6 Job search experiments

An important set of demonstrations was conducted in the 1970s and the 1980s to test the effects of mandatory services for unemployment insurance claimants on their receipt of unemployment insurance and their employment and earnings. The US Department of Labor sponsored a demonstration in Charleston, South Carolina in 1983 that required UI claimants to participate in job search activities and undergo stronger enforcement of the work test requirement that claimants be available and actively searching for work.Footnote 13

The Charleston experiment included 1,428 individuals assigned to the control group and 4,247 claimants assigned to one of three treatment groups. All three treatment groups received enhanced enforcement of the UI work search requirements where claimants were required to register with the Employment Service to receive benefits, and claimants’ job search activities were monitored more closely than was usually the case. Treatment group 1 also received enhanced placement activities and job search workshops. The enhanced placement activities consisted of a placement interview that was expected to result in either a job referral or efforts to develop a job for the claimant, and claimants were taught how to use the job listings maintained by the agency. The job search workshop lasted three hours and taught participants job search strategies, interviewing techniques, and how to access labor market information. Treatment group two received the enhanced enforcement of the work search requirements and enhanced placement efforts, but not the job search workshop. Treatment group 3 only received the enhanced enforcement of work search requirements.

The evaluation found statistically significant reductions in weeks of UI benefits for all three treatment variations. Corson et al. (1985) report that the reduction in weeks of UI ranged from 0.5 weeks to about 0.75 weeks; Meyer (1995) summarizes the results in similar terms. In terms of impacts on workers, Corson et al. (1985) report that their analysis “did not provide any strong indications of the effects of the demonstration treatment on claimants’ reemployment success” (p. 67).Footnote 14 Corson et al. (1985) report that the Charleston demonstration resulted in savings per claimant of $46 to $56; although this might not sound like a large figure, new UI claims currently exceed 300,000 per week, so the potential for cost savings is quite large. Meyer (1995) performs a rough cost-benefit analysis and finds that the Charleston demonstration produced net benefits to claimants, government, and society.Footnote 15

The Department of Labor conducted subsequent reemployment demonstrations in New Jersey and Washington in 1986 and 1987. These demonstrations were not replications of the Charleston demonstration, but they tested alternative combinations of reemployment services and work test enforcement.Footnote 16 Although the specific treatments varied in the three demonstrations, Meyer (1995) notes that the three evaluations

“all show reductions of about one-half of a week in UI receipt with more intensive services and oversight.” (p. 116)

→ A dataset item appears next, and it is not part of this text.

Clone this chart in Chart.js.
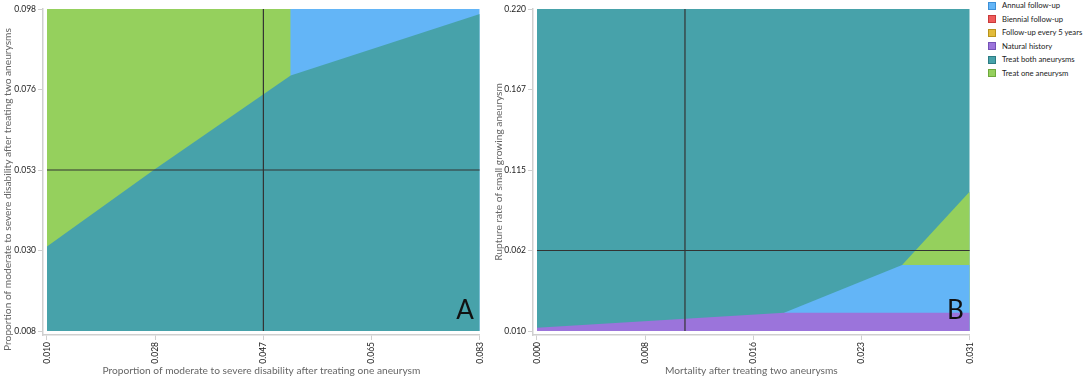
<!DOCTYPE html>
<html lang="en">
<head>
  <meta charset="UTF-8" />
  <title>Two-way sensitivity analysis</title>
  <script src="https://cdn.jsdelivr.net/npm/chart.js"></script>
  <style>
    html, body {
      margin: 0;
      padding: 0;
      background: #fff;
    }
    .wrap {
      position: relative;
      width: 1084px;
      height: 379px;
    }
    #chartA {
      position: absolute;
      left: 0;
      top: 0;
    }
    #chartB {
      position: absolute;
      left: 492px;
      top: 0;
    }
    #legend {
      position: absolute;
      left: 988px;
      top: -1px;
      font-family: Lato, 'Noto Sans', sans-serif;
      font-size: 7.7px;
      color: #222;
    }
    #legend .item {
      height: 13.5px;
      line-height: 13.5px;
      white-space: nowrap;
      display: flex;
      align-items: center;
    }
    #legend .box {
      display: inline-block;
      width: 6px;
      height: 6px;
      border: 1px solid;
      margin-right: 6px;
    }
  </style>
</head>
<body>
  <div class="wrap">
    <canvas id="chartA" width="492" height="379"></canvas>
    <canvas id="chartB" width="490" height="379"></canvas>
    <div id="legend"></div>
  </div>

  <script>
    // strategy names (legend order)
    const strategies = ['Annual follow-up', 'Biennial follow-up', 'Follow-up every 5 years',
      'Natural history', 'Treat both aneurysms', 'Treat one aneurysm'];
    const fillColors = ['#63b5f7', '#ef5b5b', '#e2bb3a', '#9b74db', '#47a2aa', '#95d05d'];
    const boxBorders = ['#3d8fd6', '#c93a3a', '#b8941c', '#7452b6', '#2c7c83', '#6ea83c'];

    // panel A
    const aTitleX = 'Proportion of moderate to severe disability after treating one aneurysm';
    const aTitleY = 'Proportion of moderate to severe disability after treating two aneurysms';
    const aTicksX = ['0.010', '0.028', '0.047', '0.065', '0.083'];
    const aTicksY = ['0.008', '0.030', '0.053', '0.076', '0.098'];
    const aRangeX = [0.010, 0.083];
    const aRangeY = [0.008, 0.098];
    const aAnnualX = [0.010, 0.083];
    const aAnnualY = [0.098, 0.098];
    const aOneX = [0.010, 0.0511, 0.0511];
    const aOneY = [0.098, 0.098, 0.008];
    const aBothX = [0.010, 0.028, 0.0511, 0.083];
    const aBothY = [0.0316, 0.053, 0.0794, 0.0966];
    const aBase = [0.0465, 0.053];

    // panel B
    const bTitleX = 'Mortality after treating two aneurysms';
    const bTitleY = 'Rupture rate of small growing aneurysm';
    const bTicksX = ['0.000', '0.008', '0.016', '0.023', '0.031'];
    const bTicksY = ['0.010', '0.062', '0.115', '0.167', '0.220'];
    const bRangeX = [0.000, 0.031];
    const bRangeY = [0.010, 0.220];
    const bBothX = [0.000, 0.031];
    const bBothY = [0.220, 0.220];
    const bOneX = [0.02615, 0.031];
    const bOneY = [0.053, 0.1009];
    const bAnnualX = [0.0177, 0.02615, 0.031];
    const bAnnualY = [0.0219, 0.053, 0.053];
    const bNaturalX = [0.000, 0.0177, 0.031];
    const bNaturalY = [0.0122, 0.0219, 0.0219];
    const bBase = [0.0106, 0.0625];

    const FONT = "Lato, 'Noto Sans', sans-serif";

    function pts(xs, ys) {
      return xs.map((x, i) => ({ x: x, y: ys[i] }));
    }

    function area(idx, xs, ys, floor, order) {
      return {
        label: strategies[idx],
        data: pts(xs, ys),
        backgroundColor: fillColors[idx],
        borderColor: fillColors[idx],
        borderWidth: 0,
        pointRadius: 0,
        fill: { value: floor },
        tension: 0,
        order: order
      };
    }

    function crossLines(base, rx, ry) {
      return [
        { label: '_v', data: [{ x: base[0], y: ry[0] }, { x: base[0], y: ry[1] }] },
        { label: '_h', data: [{ x: rx[0], y: base[1] }, { x: rx[1], y: base[1] }] }
      ].map(d => Object.assign(d, {
        borderColor: '#333',
        borderWidth: 1.2,
        pointRadius: 0,
        fill: false,
        order: 0
      }));
    }

    // axis that starts a few pixels before the data, ticks spread evenly
    function axis(range, labels, title, isX, size) {
      const gap = (range[1] - range[0]) * (isX ? 4 / 435 : 4 / 322);
      return {
        type: 'linear',
        min: range[0] - gap,
        max: range[1],
        afterBuildTicks: scale => {
          scale.ticks = labels.map((_, i) => ({
            value: range[0] + i * (range[1] - range[0]) / (labels.length - 1)
          }));
        },
        afterFit: scale => {
          if (isX) scale.height = size;
          else scale.width = size;
        },
        ticks: {
          autoSkip: false,
          minRotation: isX ? 90 : 0,
          maxRotation: isX ? 90 : 0,
          padding: 2,
          color: '#222',
          font: { family: FONT, size: 8.5 },
          callback: (v, i) => labels[i]
        },
        grid: {
          drawOnChartArea: false,
          drawTicks: true,
          tickLength: 5,
          color: '#cfcfcf'
        },
        border: { display: true, color: '#cfcfcf', width: 1.5 },
        title: {
          display: !!title,
          text: title,
          color: '#666',
          font: { family: FONT, size: 10.2 },
          padding: { top: 1, bottom: 2 }
        }
      };
    }

    function panelLetter(letter) {
      return {
        id: 'panelLetter' + letter,
        afterDatasetsDraw(chart) {
          const a = chart.chartArea;
          const ctx = chart.ctx;
          ctx.save();
          ctx.font = '26px ' + FONT;
          ctx.fillStyle = '#111';
          ctx.textAlign = 'right';
          ctx.textBaseline = 'alphabetic';
          ctx.fillText(letter, a.right - 6, a.bottom - 16);
          ctx.restore();
        }
      };
    }

    // panel A's vertical title sits centred on the whole canvas height
    const sideTitleA = {
      id: 'sideTitleA',
      afterDraw(chart) {
        const ctx = chart.ctx;
        ctx.save();
        ctx.translate(7.5, chart.height / 2);
        ctx.rotate(-Math.PI / 2);
        ctx.font = '10.2px ' + FONT;
        ctx.fillStyle = '#666';
        ctx.textAlign = 'center';
        ctx.textBaseline = 'middle';
        ctx.fillText(aTitleY, 0, 0);
        ctx.restore();
      }
    };

    const chartA = new Chart(document.getElementById('chartA'), {
      type: 'line',
      data: {
        datasets: [
          area(0, aAnnualX, aAnnualY, aRangeY[0], 3),
          area(5, aOneX, aOneY, aRangeY[0], 2),
          area(4, aBothX, aBothY, aRangeY[0], 1),
          ...crossLines(aBase, aRangeX, aRangeY)
        ]
      },
      options: {
        responsive: false,
        animation: false,
        layout: { padding: { top: 9, right: 10, left: 0, bottom: 0 } },
        plugins: {
          legend: { display: false },
          tooltip: { enabled: false }
        },
        scales: {
          x: axis(aRangeX, aTicksX, aTitleX, true, 44),
          y: axis(aRangeY, aTicksY, '', false, 43)
        }
      },
      plugins: [panelLetter('A'), sideTitleA]
    });

    const chartB = new Chart(document.getElementById('chartB'), {
      type: 'line',
      data: {
        datasets: [
          area(0, bAnnualX, bAnnualY, bRangeY[0], 2),
          area(3, bNaturalX, bNaturalY, bRangeY[0], 1),
          area(4, bBothX, bBothY, bRangeY[0], 4),
          area(5, bOneX, bOneY, bRangeY[0], 3),
          ...crossLines(bBase, bRangeX, bRangeY)
        ]
      },
      options: {
        responsive: false,
        animation: false,
        layout: { padding: { top: 9, right: 10, left: 0, bottom: 0 } },
        plugins: {
          legend: { display: false },
          tooltip: { enabled: false }
        },
        scales: {
          x: axis(bRangeX, bTicksX, bTitleX, true, 44),
          y: axis(bRangeY, bTicksY, bTitleY, false, 41)
        }
      },
      plugins: [panelLetter('B')]
    });

    // legend lists every strategy, including the ones with no region
    const legend = document.getElementById('legend');
    strategies.forEach((name, i) => {
      const row = document.createElement('div');
      row.className = 'item';
      const box = document.createElement('span');
      box.className = 'box';
      box.style.background = fillColors[i];
      box.style.borderColor = boxBorders[i];
      row.appendChild(box);
      row.appendChild(document.createTextNode(name));
      legend.appendChild(row);
    });
  </script>
</body>
</html>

In addition to the Department of Labor replications of the reemployment services demonstrations, several states also conducted their own demonstrations and evaluations of reemployment services for claimants, generally with similar results.Footnote 17

The weight of the evidence in the claimant reemployment services demonstrations provides a strong case for providing intensive services to claimants along with strict enforcement of the work test.Footnote 18 In 2005, the US Department of Labor began providing grants to states to provide Reemployment and Eligibility Assessment (REA) to claimants.Footnote 19 The REA effort began with $18 million awarded to 21 states in 2005 and has grown to $65.5 million in 40 states in 2012.Footnote 20 Although the initial impact evaluations reported in Benus et al. (2008) were based on nonexperimental methods in nine states, the later evaluation by Poe-Yamagata et al. (2011) uses experimental designs in four states. The impact evaluations based on random assignment in the Poe-Yamagata et al. (2011) study found large decreases in benefit weeks for three states (1.74 weeks in Florida, 1.14 weeks in Idaho, and 2.96 weeks in Nevada), but no impact in the fourth state, Illinois, which they attribute to inconsistent implementation and a small sample size. Although participation in the REA program is optional for states, a majority participate, and participating states are required to maintain a random sample of those eligible as a control group. This will permit the US Department of Labor to update its evaluations on an ongoing basis and see which variations are most successful in reducing benefits and assisting claimants.

7 Quantum opportunity program

As previously discussed, fidelity to model design was a major problem with the Center for Employment and Training (CET) replications. Another program with replication problems was the Quantum Opportunity Program (QOP). QOP was an after-school program intended to provide services to at-risk youth entering high school. In the original evaluation by Hahn et al. (1994), the evaluators concluded that the program was instituted with such low fidelity in one site that they did not perform the impact evaluation in that site. QOP was replicated with funding from the US Department of Labor and the Ford Foundation from 1995 through 2001 in seven sites. Maxfield et al. (2003) note that the replications were also plagued with replication issues. The evaluators concluded that two sites deviated substantially from the QOP model, and they found that most sites failed to implement some of the key features of QOP; only two of the sites offered the specified educational, developmental, and community service activities at appropriate levels.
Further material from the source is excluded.